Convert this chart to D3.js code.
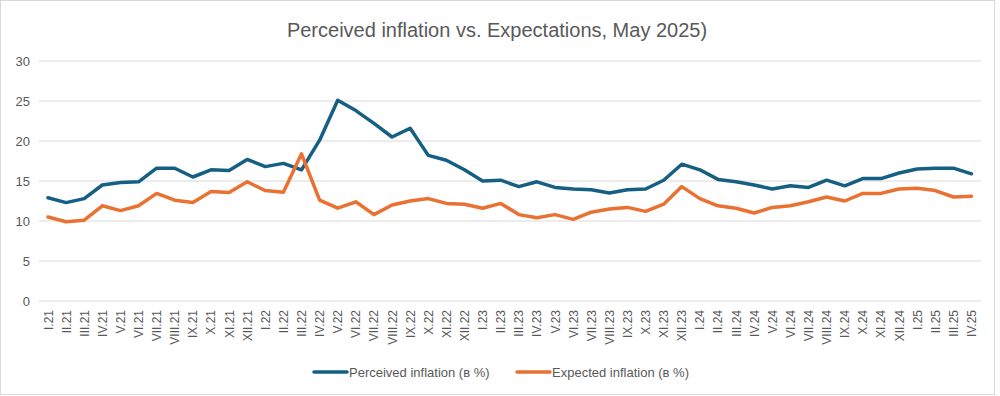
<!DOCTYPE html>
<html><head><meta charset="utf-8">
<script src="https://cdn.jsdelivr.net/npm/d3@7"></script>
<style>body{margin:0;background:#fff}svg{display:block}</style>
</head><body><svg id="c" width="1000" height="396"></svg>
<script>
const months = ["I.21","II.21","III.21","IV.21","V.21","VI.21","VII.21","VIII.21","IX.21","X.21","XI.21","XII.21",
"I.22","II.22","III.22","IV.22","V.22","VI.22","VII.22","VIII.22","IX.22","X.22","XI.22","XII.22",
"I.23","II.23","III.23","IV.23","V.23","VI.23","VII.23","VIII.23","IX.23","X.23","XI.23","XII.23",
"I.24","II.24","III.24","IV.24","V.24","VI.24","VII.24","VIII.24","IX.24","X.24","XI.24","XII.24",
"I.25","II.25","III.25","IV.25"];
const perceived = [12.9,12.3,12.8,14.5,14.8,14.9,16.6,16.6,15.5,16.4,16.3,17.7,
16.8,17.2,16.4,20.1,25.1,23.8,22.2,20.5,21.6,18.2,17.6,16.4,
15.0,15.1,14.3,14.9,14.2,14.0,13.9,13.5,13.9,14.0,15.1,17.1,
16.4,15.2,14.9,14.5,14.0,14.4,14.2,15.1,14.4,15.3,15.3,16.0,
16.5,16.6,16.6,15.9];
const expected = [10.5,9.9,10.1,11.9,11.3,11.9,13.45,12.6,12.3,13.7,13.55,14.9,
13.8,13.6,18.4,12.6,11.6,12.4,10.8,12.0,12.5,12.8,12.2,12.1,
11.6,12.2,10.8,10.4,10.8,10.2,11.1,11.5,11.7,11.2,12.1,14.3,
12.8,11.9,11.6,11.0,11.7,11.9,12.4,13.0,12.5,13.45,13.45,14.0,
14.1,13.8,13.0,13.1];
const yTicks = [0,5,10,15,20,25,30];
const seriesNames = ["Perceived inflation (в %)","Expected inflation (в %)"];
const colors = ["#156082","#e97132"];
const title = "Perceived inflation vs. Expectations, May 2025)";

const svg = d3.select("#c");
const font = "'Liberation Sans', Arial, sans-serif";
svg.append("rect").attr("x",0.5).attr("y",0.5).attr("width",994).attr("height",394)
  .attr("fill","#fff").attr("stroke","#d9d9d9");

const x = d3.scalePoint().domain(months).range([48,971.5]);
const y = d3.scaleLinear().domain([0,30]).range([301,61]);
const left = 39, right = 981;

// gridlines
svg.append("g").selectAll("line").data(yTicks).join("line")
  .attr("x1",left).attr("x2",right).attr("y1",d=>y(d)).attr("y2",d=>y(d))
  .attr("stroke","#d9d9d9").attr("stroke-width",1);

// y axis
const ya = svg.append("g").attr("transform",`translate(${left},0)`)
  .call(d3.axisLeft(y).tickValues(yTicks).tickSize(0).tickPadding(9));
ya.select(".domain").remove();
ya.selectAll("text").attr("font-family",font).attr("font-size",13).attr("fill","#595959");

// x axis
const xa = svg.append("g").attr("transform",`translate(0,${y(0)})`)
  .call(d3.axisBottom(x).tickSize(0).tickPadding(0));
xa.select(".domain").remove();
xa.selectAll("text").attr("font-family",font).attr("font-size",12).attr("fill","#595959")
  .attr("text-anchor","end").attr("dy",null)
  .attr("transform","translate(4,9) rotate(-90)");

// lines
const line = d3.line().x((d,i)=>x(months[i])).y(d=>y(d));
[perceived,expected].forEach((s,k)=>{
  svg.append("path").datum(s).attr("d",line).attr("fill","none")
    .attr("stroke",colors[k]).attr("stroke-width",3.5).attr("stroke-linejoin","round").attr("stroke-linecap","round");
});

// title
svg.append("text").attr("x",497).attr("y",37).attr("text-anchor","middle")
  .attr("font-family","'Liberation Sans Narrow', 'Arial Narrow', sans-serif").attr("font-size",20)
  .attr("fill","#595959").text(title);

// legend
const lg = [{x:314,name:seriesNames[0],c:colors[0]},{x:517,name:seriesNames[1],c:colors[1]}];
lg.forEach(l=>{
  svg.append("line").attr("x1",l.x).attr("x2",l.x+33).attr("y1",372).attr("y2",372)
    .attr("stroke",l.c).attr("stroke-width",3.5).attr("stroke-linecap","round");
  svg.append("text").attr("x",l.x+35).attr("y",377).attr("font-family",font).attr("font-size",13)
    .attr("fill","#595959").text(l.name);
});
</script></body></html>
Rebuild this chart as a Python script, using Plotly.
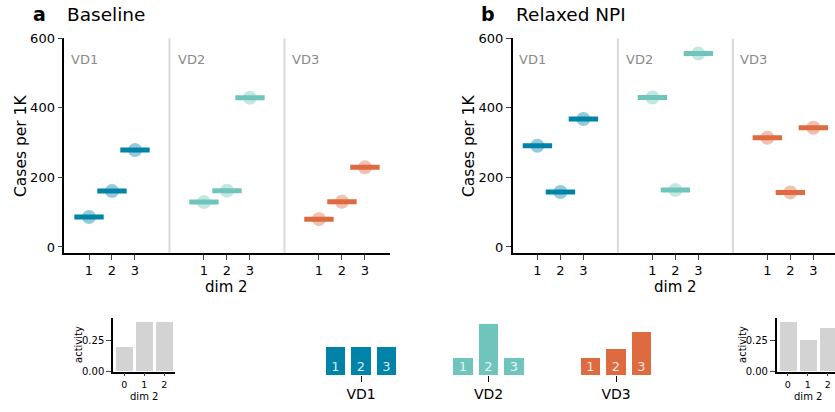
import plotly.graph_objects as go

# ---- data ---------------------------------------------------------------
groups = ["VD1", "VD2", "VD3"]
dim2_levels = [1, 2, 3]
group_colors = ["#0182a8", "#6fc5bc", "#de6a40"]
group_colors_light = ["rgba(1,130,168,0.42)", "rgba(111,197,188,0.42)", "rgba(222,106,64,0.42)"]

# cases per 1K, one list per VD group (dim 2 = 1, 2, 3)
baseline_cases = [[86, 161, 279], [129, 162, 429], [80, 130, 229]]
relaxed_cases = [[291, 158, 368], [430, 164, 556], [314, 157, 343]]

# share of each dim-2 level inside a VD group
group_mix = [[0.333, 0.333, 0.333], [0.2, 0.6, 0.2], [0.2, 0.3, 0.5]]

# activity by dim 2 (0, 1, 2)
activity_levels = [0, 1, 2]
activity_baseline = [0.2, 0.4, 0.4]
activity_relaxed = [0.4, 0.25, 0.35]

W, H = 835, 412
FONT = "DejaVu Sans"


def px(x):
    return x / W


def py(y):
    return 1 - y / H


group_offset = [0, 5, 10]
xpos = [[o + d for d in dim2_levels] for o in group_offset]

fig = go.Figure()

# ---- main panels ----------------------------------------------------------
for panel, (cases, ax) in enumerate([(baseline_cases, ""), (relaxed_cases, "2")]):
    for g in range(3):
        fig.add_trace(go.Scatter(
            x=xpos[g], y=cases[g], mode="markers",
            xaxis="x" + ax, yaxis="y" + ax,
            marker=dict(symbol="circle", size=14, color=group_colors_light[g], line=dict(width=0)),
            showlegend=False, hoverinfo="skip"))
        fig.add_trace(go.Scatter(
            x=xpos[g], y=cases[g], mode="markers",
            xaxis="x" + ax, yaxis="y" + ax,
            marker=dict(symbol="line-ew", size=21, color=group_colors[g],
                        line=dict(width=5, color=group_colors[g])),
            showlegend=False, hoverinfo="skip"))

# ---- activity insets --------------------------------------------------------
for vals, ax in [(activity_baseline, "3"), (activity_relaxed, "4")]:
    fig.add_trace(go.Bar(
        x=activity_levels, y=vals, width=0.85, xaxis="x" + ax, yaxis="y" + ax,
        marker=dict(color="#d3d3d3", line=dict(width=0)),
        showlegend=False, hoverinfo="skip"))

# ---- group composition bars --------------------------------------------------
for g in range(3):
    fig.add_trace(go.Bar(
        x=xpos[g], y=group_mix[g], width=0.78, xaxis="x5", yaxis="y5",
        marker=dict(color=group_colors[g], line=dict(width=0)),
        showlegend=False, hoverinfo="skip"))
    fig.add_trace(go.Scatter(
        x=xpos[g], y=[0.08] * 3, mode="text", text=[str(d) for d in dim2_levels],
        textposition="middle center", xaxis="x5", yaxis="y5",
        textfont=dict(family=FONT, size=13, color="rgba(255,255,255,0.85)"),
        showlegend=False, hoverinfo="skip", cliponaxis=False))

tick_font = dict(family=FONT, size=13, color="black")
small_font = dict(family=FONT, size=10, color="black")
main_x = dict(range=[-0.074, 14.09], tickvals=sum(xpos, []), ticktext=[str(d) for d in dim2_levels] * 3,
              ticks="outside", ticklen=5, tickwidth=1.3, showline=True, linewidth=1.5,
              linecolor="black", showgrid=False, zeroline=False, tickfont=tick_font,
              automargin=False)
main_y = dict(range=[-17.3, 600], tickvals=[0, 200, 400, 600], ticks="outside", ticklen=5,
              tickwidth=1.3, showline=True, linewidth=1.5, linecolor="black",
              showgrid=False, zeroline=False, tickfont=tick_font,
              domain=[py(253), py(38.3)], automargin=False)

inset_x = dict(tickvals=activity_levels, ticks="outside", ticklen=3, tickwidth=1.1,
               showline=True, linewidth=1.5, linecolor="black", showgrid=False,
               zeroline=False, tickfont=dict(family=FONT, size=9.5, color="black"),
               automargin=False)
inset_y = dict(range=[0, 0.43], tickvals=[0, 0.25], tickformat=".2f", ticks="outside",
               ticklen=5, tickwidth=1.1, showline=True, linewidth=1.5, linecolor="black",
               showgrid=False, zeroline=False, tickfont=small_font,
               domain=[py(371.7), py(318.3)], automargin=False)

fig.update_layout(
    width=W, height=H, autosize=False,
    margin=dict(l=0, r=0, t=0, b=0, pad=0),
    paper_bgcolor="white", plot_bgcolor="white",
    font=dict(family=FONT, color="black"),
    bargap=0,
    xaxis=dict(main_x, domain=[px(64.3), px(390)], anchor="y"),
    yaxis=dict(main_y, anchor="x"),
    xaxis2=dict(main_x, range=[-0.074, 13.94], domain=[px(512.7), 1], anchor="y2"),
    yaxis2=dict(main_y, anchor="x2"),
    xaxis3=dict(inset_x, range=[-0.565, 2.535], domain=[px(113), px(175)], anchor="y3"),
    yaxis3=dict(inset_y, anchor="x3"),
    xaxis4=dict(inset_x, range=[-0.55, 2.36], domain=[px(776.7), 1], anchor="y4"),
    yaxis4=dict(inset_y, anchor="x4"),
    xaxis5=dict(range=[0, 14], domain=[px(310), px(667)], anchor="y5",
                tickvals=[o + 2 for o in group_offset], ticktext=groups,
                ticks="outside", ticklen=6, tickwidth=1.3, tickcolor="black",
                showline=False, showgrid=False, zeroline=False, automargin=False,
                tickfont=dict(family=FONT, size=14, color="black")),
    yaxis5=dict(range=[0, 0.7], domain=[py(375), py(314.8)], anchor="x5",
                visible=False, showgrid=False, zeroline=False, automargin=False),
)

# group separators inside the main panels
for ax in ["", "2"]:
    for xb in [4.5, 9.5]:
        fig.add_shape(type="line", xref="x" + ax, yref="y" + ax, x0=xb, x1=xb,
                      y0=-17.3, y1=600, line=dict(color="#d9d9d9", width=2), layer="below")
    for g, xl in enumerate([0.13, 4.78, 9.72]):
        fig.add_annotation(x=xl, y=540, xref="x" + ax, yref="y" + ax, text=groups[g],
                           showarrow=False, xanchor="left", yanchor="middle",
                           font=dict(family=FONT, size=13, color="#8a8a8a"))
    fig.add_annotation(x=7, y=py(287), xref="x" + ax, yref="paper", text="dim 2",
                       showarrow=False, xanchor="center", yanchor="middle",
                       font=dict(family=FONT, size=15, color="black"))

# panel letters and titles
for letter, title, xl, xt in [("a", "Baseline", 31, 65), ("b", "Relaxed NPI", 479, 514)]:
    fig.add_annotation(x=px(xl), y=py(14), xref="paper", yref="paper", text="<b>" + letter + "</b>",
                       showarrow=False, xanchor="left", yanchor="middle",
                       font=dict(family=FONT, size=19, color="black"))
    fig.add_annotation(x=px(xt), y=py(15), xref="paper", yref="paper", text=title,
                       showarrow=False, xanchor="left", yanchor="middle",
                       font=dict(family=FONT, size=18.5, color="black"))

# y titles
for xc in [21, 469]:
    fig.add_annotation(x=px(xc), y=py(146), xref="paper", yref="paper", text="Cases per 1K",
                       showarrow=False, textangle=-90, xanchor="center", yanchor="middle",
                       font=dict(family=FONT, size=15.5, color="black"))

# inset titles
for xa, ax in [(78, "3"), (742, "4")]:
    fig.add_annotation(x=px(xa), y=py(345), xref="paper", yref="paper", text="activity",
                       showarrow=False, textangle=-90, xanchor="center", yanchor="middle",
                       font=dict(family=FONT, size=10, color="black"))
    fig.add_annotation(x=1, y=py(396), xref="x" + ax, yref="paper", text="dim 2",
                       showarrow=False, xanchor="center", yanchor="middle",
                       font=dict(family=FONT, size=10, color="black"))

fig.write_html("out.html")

——————————

▶ [What you will do] Begin with the first line of the entries above and write out each line exactly, ending with the line containing "const left = 39, right = 981;". Leave out pictures.

▶ [Written reply]
Convert this chart to D3.js code.
<!DOCTYPE html>
<html><head><meta charset="utf-8">
<script src="https://cdn.jsdelivr.net/npm/d3@7"></script>
<style>body{margin:0;background:#fff}svg{display:block}</style>
</head><body><svg id="c" width="1000" height="396"></svg>
<script>
const months = ["I.21","II.21","III.21","IV.21","V.21","VI.21","VII.21","VIII.21","IX.21","X.21","XI.21","XII.21",
"I.22","II.22","III.22","IV.22","V.22","VI.22","VII.22","VIII.22","IX.22","X.22","XI.22","XII.22",
"I.23","II.23","III.23","IV.23","V.23","VI.23","VII.23","VIII.23","IX.23","X.23","XI.23","XII.23",
"I.24","II.24","III.24","IV.24","V.24","VI.24","VII.24","VIII.24","IX.24","X.24","XI.24","XII.24",
"I.25","II.25","III.25","IV.25"];
const perceived = [12.9,12.3,12.8,14.5,14.8,14.9,16.6,16.6,15.5,16.4,16.3,17.7,
16.8,17.2,16.4,20.1,25.1,23.8,22.2,20.5,21.6,18.2,17.6,16.4,
15.0,15.1,14.3,14.9,14.2,14.0,13.9,13.5,13.9,14.0,15.1,17.1,
16.4,15.2,14.9,14.5,14.0,14.4,14.2,15.1,14.4,15.3,15.3,16.0,
16.5,16.6,16.6,15.9];
const expected = [10.5,9.9,10.1,11.9,11.3,11.9,13.45,12.6,12.3,13.7,13.55,14.9,
13.8,13.6,18.4,12.6,11.6,12.4,10.8,12.0,12.5,12.8,12.2,12.1,
11.6,12.2,10.8,10.4,10.8,10.2,11.1,11.5,11.7,11.2,12.1,14.3,
12.8,11.9,11.6,11.0,11.7,11.9,12.4,13.0,12.5,13.45,13.45,14.0,
14.1,13.8,13.0,13.1];
const yTicks = [0,5,10,15,20,25,30];
const seriesNames = ["Perceived inflation (в %)","Expected inflation (в %)"];
const colors = ["#156082","#e97132"];
const title = "Perceived inflation vs. Expectations, May 2025)";

const svg = d3.select("#c");
const font = "'Liberation Sans', Arial, sans-serif";
svg.append("rect").attr("x",0.5).attr("y",0.5).attr("width",994).attr("height",394)
  .attr("fill","#fff").attr("stroke","#d9d9d9");

const x = d3.scalePoint().domain(months).range([48,971.5]);
const y = d3.scaleLinear().domain([0,30]).range([301,61]);
const left = 39, right = 981;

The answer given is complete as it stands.